Perry received positive reviews when he unveiled his collection with Brazilian supermodel Alessandra Ambrosio as his opener and closer. However, he was also criticised for hiring 21-year-old Van Der Dungen, whose thin appearance unleashed another round of debate over the standards of beauty in the fashion industry.
Marie Claire magazine editor Jackie Frank said that she was concerned about model’s emaciated frame and the message it is sending.
“When I saw those legs I nearly died. I rang the model and said ‘why is that girl walking down the runway when she’s clearly not healthy?’” Frank told The Daily Telegraph.
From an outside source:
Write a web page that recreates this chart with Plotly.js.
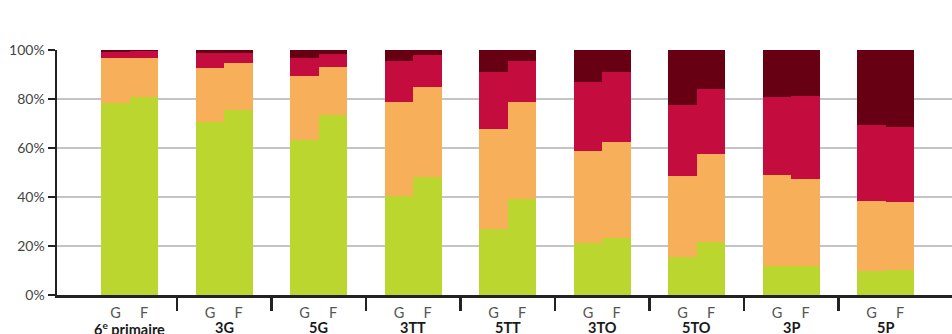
<!DOCTYPE html>
<html>
<head>
<meta charset="utf-8">
<script src="https://cdn.plot.ly/plotly-3.0.1.min.js"></script>
<style>html,body{margin:0;padding:0;background:#fff;}#chart{width:952px;height:334px;}</style>
</head>
<body>
<div id="chart"></div>
<script>
const groups = ["6<sup>e</sup> primaire", "3G", "5G", "3TT", "5TT", "3TO", "5TO", "3P", "5P"];
const sexes = ["G", "F"];
// values per group: [G, F]
const green   = [[78.4, 80.8], [70.7, 75.5], [63.4, 73.3], [40.5, 48.2], [26.9, 39.2], [21.2, 23.3], [15.5, 21.6], [11.8, 11.8], [9.8, 10.2]];
const orange  = [[18.2, 15.9], [22.0, 19.2], [26.0, 19.8], [38.3, 36.7], [40.9, 39.6], [37.6, 39.1], [33.1, 36.0], [37.2, 35.5], [28.6, 27.8]];
const crimson = [[2.6, 2.8], [5.9, 4.2], [7.3, 5.3], [16.7, 13.1], [23.2, 16.7], [28.1, 28.6], [29.0, 26.5], [31.8, 33.9], [31.0, 30.6]];
const dark    = [[0.8, 0.5], [1.4, 1.1], [3.3, 1.6], [4.5, 2.0], [9.0, 4.5], [13.1, 9.0], [22.4, 15.9], [19.2, 18.8], [30.6, 31.4]];

const segNames = ["vert", "orange", "rouge", "bordeaux"];
const segColors = ["#bcd630", "#f8af5a", "#c50c3e", "#670012"];
const segData = [green, orange, crimson, dark];

const halfW = 0.151;
const xs = [], tickText = [];
groups.forEach((g, i) => { sexes.forEach((s, j) => { xs.push(i + (j === 0 ? -halfW : halfW)); tickText.push(s); }); });

const traces = segData.map((arr, k) => ({
  type: "bar",
  name: segNames[k],
  x: xs,
  y: arr.flat(),
  width: halfW * 2,
  marker: { color: segColors[k], line: { width: 0 } },
  hoverinfo: "y"
}));

const xRange = [-0.77, groups.length - 1 + 0.70];
const seps = groups.slice(1).map((g, i) => i + 0.5);

const annotations = groups.map((g, i) => ({
  x: i, y: 0, xref: "x", yref: "paper",
  yanchor: "top", yshift: -22,
  text: "<b>" + g + "</b>", showarrow: false,
  font: { family: "Lato, 'Open Sans', sans-serif", size: 14.5, color: "#1a1a1a" }
}));

const layout = {
  width: 952, height: 334,
  margin: { l: 56.5, r: 0, t: 49.5, b: 39 },
  paper_bgcolor: "#ffffff", plot_bgcolor: "#ffffff",
  barmode: "stack",
  showlegend: false,
  xaxis: {
    range: xRange, tickmode: "array", tickvals: xs, ticktext: tickText,
    ticks: "", showgrid: false, zeroline: false,
    showline: true, linecolor: "#222222", linewidth: 2.5,
    ticklabelstandoff: 3,
    tickfont: { family: "Lato, 'Open Sans', sans-serif", size: 14.5, color: "#555555" },
    fixedrange: true
  },
  xaxis2: {
    overlaying: "x", anchor: "y", side: "bottom",
    range: xRange, tickmode: "array", tickvals: seps,
    ticks: "outside", ticklen: 15, tickwidth: 2.5, tickcolor: "#222222",
    showticklabels: false, showgrid: false, zeroline: false, showline: false
  },
  yaxis: {
    range: [0, 100], tickmode: "array", tickvals: [0, 20, 40, 60, 80, 100],
    ticktext: ["0%", "20%", "40%", "60%", "80%", "100%"],
    ticks: "outside", ticklen: 7, tickwidth: 2, tickcolor: "#222222",
    showgrid: true, gridcolor: "#c4c4c4", gridwidth: 2,
    zeroline: false, showline: true, linecolor: "#222222", linewidth: 2.5,
    tickfont: { family: "Lato, 'Open Sans', sans-serif", size: 14, color: "#444444" },
    fixedrange: true
  },
  annotations: annotations
};

// invisible trace to activate xaxis2 (separator ticks)
traces.push({ type: "scatter", x: [0], y: [0], xaxis: "x2", yaxis: "y", mode: "markers", marker: { opacity: 0 }, hoverinfo: "skip", showlegend: false });

Plotly.newPlot("chart", traces, layout, { displayModeBar: false, staticPlot: true });
</script>
</body>
</html>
“I looked at that footage and I recoiled from it and the images,” he said on the “Today” show. “It’s not an image that I think is a good one to put forward, certainly not one I’ve presented my brand about. I don’t like it.”
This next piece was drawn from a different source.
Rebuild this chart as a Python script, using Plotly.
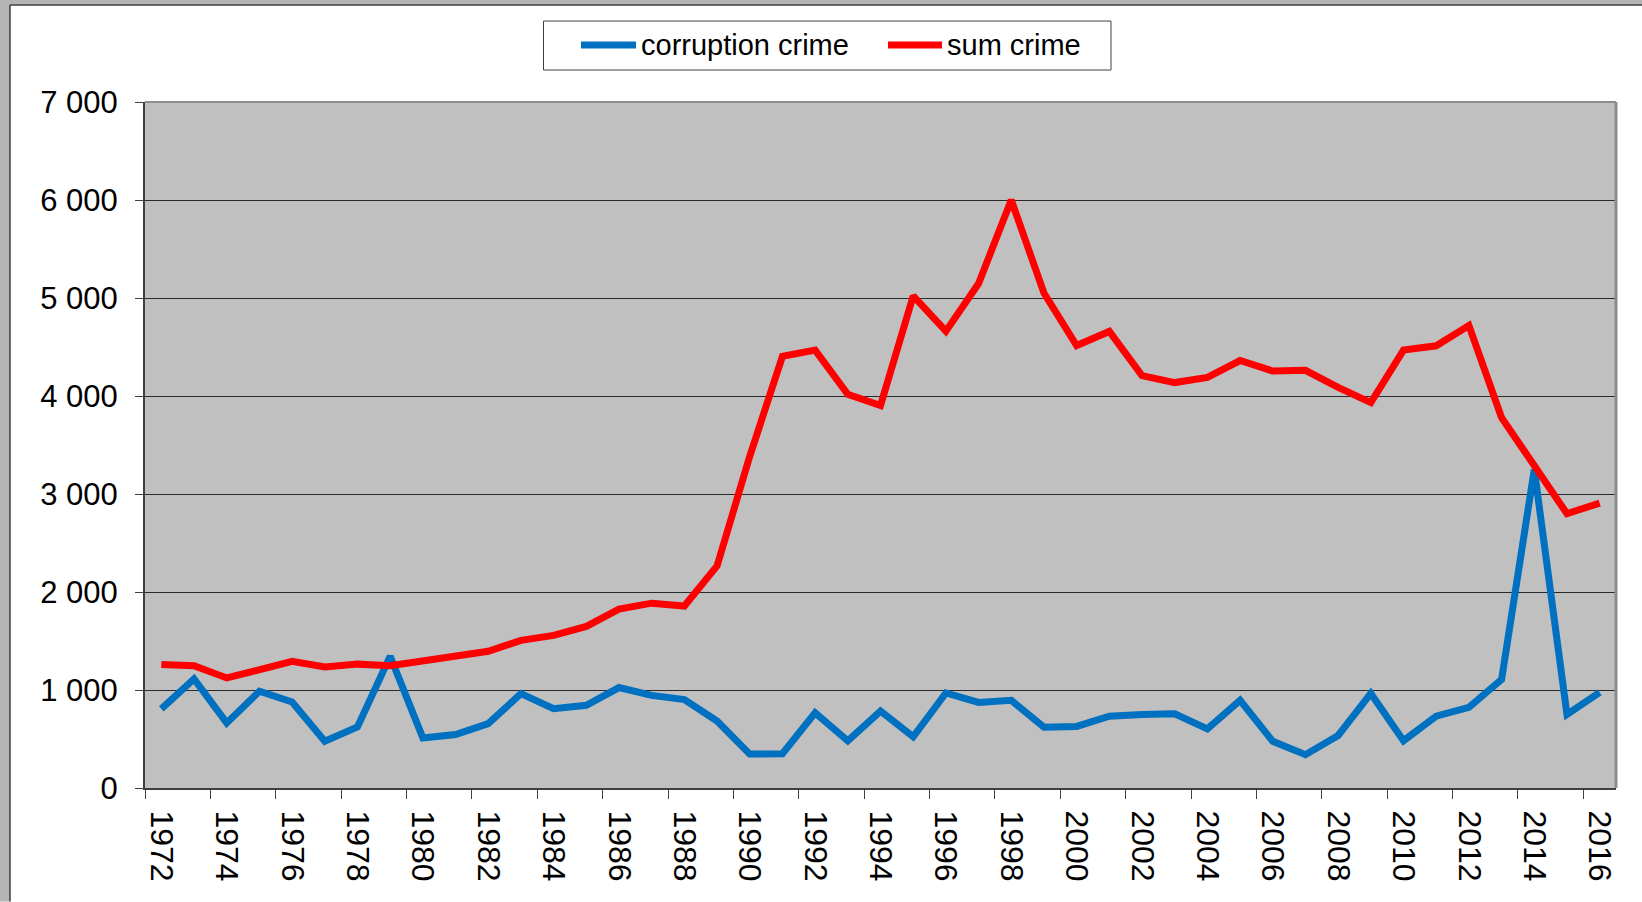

He continued, “I’m putting my hands up, it was wrong, it was the wrong image to present.”
He also wrote a lengthy apology on the Daily Telegraph, saying that he deserved the criticisms.
“But I am the careless one, I had a serious lapse in judgment... Unfortunately I neglected my duty of care, dropped the ball. So I put my hand up, I ‘owned it’ and copped the consequences on the chin. An image like that will never happen on my watch again.”
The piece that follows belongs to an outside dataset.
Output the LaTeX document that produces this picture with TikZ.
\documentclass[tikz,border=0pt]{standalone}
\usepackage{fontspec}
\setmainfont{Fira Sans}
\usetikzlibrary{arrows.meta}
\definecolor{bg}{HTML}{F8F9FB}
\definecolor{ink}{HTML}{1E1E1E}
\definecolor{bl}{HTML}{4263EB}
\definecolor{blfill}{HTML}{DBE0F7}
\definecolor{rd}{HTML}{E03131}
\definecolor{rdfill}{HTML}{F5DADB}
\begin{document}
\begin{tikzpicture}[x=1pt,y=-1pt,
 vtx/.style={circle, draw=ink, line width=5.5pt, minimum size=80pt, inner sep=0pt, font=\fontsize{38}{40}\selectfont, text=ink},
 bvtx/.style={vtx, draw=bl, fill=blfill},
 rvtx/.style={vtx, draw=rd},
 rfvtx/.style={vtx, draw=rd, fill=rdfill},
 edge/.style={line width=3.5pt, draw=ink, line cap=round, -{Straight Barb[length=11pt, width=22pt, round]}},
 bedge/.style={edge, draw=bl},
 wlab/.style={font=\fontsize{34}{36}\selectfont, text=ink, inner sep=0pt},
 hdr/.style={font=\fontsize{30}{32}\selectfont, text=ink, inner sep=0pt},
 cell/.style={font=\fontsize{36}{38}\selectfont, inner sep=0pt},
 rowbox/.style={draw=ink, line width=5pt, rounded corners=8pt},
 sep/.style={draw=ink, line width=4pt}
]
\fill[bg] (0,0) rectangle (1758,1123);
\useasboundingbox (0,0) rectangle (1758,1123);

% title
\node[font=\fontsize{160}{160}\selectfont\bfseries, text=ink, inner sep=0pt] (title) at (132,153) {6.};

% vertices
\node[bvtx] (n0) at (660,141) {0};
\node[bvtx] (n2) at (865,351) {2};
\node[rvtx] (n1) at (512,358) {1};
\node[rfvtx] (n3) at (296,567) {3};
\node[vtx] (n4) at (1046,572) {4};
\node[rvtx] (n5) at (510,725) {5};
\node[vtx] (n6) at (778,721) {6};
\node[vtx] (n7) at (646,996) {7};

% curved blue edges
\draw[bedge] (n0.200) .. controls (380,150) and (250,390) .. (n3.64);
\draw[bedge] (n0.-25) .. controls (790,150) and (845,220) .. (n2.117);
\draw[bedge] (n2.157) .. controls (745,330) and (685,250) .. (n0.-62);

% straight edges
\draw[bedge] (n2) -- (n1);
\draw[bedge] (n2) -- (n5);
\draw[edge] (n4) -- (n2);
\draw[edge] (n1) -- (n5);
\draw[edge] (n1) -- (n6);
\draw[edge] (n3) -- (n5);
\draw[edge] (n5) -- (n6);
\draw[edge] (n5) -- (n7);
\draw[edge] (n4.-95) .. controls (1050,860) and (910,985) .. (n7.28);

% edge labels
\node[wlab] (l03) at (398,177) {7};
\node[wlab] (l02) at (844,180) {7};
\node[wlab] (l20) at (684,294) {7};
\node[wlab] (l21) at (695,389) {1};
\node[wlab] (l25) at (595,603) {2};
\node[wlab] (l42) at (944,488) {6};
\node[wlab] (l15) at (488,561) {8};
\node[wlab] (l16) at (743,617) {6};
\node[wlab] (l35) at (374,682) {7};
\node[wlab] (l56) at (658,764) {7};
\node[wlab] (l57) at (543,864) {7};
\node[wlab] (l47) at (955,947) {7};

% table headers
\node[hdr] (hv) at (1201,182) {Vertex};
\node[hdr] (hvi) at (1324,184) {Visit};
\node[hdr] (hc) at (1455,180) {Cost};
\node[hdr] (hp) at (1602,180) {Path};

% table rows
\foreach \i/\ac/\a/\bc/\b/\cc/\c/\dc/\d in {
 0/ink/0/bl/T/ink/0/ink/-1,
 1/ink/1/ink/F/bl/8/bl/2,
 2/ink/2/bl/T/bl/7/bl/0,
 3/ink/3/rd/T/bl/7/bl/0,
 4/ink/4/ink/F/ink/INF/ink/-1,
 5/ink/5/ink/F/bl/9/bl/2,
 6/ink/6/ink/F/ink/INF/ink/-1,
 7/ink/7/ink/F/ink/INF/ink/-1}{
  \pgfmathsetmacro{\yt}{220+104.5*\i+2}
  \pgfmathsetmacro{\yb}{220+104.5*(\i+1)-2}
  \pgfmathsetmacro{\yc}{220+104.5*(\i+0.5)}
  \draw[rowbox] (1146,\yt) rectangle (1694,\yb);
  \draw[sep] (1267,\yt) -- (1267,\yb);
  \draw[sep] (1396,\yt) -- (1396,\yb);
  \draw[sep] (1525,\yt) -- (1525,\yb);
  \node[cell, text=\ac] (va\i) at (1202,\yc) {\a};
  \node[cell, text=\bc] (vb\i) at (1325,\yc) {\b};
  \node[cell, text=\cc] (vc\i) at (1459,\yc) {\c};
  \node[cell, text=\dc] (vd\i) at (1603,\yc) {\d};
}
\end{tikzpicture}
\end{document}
He continued, “I’m going to take control of my own duty of care, lead by example, be respectful and mindful of the images I perpetuate, follow my instinct, be true to my brand values – and do the right thing.”
Van Der Dungen, meanwhile, has lashed back at her critics, posting Instagram pictures of what she was eating, and telling her haters that bullying is wrong.
She included the hashtags “#lovefood,” “#dealwithit,” and “iamwhoiam.”
Her manager also spoke up, saying the fashion industry would never embrace larger women.
Helena Vitolins from Work Agency told TheFIX, “There’s not going to be day when a size 14 model walks on the catwalk and everyone knows that. Anyone that knows anything about anything knows that.”